PROBLEM STATEMENT: Reproduce the lines below exactly, from the one containing "Write the Plotly code for this chart." through the one containing "import plotly.graph_objects as go", both included. Leave out any pictures.

(Source code of charts)
* * * * *

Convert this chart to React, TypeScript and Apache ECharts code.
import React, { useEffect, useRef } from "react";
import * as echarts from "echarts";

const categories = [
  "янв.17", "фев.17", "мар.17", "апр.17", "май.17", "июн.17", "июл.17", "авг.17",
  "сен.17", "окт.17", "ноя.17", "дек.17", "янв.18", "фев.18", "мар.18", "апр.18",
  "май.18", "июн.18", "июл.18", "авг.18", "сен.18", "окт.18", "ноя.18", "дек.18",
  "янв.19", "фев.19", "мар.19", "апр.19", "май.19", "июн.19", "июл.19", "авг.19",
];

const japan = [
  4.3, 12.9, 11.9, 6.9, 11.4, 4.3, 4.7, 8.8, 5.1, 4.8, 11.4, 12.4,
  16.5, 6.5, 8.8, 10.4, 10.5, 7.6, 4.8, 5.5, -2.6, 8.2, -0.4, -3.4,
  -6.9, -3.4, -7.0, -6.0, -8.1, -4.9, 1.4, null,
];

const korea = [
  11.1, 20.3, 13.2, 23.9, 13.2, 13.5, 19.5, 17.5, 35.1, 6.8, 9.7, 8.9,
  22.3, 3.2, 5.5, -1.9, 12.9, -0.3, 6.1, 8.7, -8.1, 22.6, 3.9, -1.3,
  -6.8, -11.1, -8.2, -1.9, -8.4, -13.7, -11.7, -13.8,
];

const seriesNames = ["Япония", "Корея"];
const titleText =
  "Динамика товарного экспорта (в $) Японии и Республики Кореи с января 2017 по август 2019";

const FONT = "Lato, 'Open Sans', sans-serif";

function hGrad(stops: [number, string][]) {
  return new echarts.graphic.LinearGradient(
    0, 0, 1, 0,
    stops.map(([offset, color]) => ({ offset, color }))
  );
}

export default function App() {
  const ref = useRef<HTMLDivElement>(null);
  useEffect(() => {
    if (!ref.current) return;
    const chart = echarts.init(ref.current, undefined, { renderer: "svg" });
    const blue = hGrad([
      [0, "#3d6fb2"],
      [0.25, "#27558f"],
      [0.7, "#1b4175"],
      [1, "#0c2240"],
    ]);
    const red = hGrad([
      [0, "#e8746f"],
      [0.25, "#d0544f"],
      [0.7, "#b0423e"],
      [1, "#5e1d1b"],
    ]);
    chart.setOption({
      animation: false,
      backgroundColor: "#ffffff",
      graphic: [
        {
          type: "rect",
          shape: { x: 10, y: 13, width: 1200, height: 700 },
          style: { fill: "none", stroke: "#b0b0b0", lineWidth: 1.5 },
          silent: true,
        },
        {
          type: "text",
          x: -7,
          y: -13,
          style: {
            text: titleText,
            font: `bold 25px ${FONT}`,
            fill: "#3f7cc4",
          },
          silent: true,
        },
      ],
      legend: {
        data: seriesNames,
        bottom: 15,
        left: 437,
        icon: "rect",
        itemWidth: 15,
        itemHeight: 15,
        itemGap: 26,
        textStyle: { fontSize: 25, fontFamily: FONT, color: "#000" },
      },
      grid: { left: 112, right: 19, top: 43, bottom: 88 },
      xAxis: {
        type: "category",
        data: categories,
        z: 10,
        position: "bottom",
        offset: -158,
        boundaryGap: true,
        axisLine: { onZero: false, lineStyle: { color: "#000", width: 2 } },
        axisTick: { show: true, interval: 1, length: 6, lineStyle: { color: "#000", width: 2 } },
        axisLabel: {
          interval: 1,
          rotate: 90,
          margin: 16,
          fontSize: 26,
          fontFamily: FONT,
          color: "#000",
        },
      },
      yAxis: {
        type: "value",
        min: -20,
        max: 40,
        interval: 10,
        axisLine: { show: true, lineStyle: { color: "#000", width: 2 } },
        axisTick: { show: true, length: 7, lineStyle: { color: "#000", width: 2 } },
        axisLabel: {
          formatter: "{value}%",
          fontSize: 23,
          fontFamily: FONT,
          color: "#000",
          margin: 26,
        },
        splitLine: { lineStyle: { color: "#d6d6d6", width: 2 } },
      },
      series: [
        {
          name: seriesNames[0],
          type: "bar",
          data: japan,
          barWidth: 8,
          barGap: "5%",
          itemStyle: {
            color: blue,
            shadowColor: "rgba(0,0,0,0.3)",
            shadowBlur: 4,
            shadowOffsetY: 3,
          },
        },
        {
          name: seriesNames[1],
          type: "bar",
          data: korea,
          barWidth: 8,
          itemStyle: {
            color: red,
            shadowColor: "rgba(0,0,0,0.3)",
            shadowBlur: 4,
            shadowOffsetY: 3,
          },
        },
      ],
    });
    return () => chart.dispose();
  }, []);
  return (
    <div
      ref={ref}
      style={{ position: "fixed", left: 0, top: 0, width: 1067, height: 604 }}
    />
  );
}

* * * * *

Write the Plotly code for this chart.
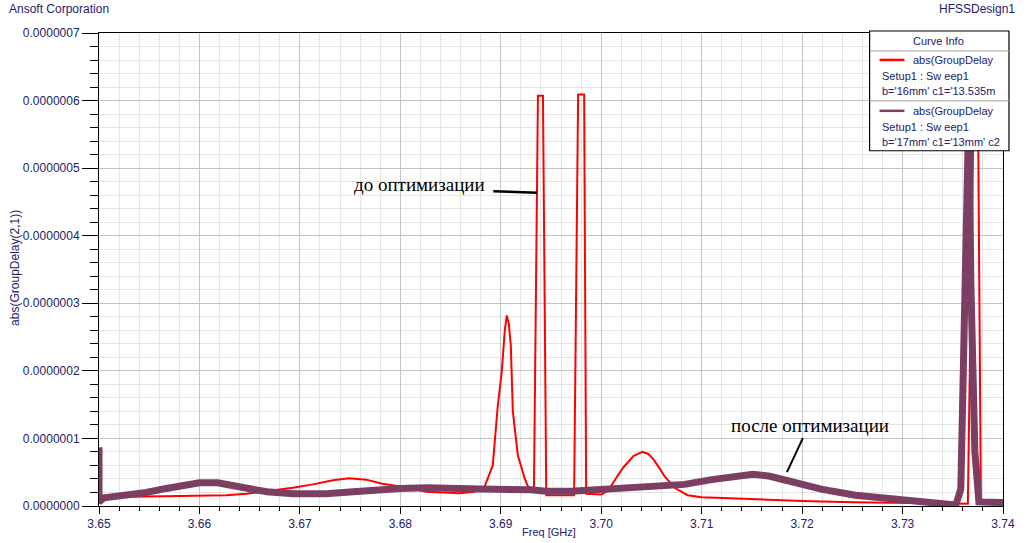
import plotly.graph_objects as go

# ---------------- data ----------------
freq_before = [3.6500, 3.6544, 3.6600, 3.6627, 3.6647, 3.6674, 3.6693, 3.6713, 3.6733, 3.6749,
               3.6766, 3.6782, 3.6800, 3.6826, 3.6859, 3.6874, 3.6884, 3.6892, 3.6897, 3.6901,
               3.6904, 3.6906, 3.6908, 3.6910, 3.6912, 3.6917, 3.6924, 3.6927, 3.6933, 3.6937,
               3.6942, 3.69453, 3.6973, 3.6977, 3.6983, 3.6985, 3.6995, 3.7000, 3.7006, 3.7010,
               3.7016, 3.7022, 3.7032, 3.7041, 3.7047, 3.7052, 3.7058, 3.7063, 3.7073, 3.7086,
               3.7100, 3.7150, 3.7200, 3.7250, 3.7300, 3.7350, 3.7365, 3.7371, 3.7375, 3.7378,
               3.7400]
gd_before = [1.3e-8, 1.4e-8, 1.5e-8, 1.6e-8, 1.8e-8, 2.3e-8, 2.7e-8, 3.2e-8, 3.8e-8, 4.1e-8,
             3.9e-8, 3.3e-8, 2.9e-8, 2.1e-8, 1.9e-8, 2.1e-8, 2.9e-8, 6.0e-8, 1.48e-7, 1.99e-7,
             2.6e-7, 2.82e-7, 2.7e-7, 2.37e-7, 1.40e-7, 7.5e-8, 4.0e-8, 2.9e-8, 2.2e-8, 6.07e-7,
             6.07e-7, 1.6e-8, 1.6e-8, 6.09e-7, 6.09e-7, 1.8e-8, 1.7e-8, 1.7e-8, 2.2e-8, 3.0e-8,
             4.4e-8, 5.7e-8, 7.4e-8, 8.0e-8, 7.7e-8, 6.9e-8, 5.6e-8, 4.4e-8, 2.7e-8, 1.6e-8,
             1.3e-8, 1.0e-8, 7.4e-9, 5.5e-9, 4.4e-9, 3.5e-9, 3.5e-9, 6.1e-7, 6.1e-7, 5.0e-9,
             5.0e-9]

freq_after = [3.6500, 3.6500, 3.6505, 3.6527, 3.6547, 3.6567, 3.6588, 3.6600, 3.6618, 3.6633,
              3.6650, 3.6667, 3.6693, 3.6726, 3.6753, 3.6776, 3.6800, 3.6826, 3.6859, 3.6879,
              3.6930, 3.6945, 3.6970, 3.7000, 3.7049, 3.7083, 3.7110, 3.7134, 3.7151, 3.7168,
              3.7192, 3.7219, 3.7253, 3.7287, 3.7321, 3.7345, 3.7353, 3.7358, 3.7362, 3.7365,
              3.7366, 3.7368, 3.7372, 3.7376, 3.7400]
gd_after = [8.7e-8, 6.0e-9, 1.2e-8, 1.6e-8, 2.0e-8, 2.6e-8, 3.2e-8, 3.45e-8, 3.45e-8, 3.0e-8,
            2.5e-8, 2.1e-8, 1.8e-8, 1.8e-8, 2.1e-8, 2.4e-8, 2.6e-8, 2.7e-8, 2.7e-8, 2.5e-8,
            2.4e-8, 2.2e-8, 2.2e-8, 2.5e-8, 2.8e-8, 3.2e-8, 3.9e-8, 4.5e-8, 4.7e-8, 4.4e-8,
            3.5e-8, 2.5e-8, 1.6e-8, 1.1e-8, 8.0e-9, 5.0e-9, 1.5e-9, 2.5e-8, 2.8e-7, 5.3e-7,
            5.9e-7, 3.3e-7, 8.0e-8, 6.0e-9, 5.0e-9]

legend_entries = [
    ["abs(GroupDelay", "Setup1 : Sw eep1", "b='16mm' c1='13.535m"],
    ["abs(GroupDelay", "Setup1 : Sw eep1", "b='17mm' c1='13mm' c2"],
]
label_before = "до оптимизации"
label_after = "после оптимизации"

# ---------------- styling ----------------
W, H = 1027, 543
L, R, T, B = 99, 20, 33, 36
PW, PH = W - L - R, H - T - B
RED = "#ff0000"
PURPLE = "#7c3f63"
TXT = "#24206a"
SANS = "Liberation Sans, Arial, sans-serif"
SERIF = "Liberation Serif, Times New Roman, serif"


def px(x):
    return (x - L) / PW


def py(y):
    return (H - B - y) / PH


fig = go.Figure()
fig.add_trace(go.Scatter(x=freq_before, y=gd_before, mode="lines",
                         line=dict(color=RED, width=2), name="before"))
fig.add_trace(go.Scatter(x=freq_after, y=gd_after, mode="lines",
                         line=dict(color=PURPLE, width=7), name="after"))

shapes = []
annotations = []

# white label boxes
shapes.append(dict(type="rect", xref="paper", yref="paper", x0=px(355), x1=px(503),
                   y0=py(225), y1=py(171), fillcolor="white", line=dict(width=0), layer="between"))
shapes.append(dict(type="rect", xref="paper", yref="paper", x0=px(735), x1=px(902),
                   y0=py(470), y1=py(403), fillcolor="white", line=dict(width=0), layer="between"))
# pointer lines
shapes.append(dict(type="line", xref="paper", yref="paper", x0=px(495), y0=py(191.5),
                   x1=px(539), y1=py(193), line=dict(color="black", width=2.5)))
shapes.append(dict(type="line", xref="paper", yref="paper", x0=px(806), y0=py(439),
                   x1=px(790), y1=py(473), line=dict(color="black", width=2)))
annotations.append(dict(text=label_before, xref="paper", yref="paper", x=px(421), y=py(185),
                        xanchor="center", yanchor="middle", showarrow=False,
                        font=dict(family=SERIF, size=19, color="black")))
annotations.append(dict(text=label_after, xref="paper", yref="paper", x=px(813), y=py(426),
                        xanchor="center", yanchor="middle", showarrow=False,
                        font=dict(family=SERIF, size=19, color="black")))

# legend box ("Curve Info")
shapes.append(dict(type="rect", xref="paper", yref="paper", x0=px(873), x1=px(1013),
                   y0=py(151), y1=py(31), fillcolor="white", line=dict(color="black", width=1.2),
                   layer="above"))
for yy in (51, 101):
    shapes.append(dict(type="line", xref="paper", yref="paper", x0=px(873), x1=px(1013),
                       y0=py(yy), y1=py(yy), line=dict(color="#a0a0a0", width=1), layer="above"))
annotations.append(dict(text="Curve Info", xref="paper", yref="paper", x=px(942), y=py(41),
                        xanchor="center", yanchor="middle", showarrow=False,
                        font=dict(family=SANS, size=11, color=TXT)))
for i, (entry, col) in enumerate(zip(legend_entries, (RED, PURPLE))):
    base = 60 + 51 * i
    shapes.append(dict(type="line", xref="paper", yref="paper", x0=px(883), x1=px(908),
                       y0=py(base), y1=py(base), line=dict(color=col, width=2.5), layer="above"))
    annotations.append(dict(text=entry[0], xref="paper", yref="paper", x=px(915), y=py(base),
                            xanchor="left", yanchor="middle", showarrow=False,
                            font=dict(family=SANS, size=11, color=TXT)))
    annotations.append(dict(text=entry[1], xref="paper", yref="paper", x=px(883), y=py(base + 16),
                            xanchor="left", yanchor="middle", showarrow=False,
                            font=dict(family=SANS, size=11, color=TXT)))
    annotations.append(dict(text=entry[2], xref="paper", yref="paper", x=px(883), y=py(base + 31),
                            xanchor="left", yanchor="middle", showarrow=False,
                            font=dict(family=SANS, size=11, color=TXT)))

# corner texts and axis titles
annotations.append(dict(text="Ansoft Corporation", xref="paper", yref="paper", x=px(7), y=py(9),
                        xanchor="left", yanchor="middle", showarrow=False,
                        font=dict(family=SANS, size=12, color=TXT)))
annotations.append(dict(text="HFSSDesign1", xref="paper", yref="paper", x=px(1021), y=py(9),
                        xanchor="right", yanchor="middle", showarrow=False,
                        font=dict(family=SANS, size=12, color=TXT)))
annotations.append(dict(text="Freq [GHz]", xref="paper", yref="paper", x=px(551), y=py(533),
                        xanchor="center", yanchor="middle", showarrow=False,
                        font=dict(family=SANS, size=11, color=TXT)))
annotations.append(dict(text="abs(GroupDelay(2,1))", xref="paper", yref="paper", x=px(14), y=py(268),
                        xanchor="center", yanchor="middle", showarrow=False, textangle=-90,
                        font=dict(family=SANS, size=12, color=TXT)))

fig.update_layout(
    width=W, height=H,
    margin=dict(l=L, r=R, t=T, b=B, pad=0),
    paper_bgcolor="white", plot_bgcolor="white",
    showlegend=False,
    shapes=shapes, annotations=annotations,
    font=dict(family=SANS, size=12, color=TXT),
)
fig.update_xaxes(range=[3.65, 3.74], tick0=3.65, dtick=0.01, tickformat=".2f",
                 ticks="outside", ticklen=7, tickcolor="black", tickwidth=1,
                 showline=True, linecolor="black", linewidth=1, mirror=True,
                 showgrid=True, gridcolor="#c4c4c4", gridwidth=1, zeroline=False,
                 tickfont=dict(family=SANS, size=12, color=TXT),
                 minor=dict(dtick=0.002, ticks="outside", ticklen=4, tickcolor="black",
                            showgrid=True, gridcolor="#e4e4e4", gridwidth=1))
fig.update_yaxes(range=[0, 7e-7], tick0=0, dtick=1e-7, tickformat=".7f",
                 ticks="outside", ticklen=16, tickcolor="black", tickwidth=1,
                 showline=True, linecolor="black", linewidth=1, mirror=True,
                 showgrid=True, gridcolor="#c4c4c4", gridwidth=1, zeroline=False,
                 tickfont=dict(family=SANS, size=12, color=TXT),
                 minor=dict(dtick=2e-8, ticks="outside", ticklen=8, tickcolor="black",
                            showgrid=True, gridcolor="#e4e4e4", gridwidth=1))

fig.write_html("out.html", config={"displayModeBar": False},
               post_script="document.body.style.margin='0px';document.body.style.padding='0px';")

* * * * *

RESPONSE TO THE EXERCISE:
Write the Plotly code for this chart.
import plotly.graph_objects as go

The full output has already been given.